** BEGIN Supplied information **

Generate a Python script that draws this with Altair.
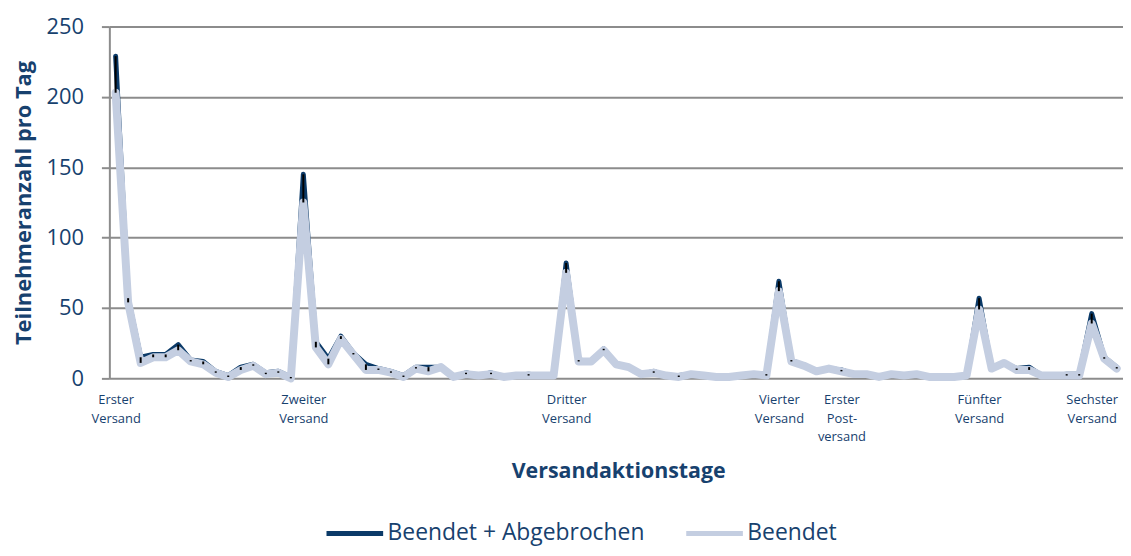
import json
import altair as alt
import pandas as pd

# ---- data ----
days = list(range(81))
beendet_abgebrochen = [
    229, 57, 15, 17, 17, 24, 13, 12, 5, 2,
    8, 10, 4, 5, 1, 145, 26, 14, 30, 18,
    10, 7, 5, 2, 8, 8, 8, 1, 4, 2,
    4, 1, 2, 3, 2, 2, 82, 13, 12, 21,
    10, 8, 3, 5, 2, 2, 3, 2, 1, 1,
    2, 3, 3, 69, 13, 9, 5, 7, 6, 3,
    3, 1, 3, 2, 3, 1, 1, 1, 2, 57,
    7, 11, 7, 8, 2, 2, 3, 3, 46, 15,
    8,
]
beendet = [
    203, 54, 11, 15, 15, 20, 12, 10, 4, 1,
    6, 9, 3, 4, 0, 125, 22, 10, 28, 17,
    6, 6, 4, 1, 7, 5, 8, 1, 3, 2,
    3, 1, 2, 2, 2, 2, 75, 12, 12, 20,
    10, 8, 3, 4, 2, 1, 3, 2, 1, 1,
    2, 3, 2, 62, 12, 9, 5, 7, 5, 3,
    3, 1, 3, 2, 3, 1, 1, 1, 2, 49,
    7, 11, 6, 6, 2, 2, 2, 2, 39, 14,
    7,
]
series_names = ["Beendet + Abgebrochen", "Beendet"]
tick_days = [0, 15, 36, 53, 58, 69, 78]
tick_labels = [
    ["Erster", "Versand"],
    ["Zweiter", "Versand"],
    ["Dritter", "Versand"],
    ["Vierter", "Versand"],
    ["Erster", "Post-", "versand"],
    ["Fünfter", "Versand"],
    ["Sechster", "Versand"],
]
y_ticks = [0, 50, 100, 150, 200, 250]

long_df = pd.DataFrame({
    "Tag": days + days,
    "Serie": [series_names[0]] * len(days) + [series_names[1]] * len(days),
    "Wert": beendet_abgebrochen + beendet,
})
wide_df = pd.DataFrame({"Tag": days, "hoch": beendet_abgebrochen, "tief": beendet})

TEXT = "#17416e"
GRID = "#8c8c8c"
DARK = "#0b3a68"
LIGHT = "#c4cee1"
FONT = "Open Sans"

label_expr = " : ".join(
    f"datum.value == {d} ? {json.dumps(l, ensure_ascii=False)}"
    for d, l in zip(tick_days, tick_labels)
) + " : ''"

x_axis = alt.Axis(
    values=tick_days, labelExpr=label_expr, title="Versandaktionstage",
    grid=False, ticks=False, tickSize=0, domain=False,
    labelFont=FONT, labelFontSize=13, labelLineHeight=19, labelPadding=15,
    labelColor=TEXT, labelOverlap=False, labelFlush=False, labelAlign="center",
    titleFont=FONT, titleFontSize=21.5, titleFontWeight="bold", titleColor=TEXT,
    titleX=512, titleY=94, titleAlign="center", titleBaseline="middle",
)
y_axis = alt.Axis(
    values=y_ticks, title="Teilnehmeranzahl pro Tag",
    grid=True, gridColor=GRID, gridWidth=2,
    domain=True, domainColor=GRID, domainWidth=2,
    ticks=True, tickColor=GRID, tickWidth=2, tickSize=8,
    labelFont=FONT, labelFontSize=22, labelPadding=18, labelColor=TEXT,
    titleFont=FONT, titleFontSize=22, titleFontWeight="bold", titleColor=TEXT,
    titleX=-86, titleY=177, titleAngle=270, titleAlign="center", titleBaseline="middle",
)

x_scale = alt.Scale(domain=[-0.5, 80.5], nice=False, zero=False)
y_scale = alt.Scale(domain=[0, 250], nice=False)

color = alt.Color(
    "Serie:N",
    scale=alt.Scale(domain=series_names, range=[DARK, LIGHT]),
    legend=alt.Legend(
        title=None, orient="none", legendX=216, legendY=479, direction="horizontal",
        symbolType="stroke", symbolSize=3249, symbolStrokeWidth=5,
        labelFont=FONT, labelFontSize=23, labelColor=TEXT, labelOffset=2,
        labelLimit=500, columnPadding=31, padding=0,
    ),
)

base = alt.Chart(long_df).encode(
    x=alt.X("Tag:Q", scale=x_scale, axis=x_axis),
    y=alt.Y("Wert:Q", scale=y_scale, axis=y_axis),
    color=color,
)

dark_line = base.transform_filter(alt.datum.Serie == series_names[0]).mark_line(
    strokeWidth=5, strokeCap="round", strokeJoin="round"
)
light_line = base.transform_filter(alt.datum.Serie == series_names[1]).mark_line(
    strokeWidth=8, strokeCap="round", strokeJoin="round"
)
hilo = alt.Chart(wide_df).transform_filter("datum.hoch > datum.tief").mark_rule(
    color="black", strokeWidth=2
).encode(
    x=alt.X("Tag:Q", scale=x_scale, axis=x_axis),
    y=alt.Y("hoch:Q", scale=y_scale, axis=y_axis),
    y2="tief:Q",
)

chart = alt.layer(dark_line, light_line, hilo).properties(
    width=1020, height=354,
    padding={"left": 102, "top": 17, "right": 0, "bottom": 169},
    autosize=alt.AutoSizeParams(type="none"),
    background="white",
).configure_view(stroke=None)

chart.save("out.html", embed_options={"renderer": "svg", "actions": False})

** END Supplied information **

Write down every line from the opening of the listing to the line with "import pandas as pd", both included, and nothing else; the pictures are omitted.

### Task answer
Generate a Python script that draws this with Altair.
import json
import altair as alt
import pandas as pd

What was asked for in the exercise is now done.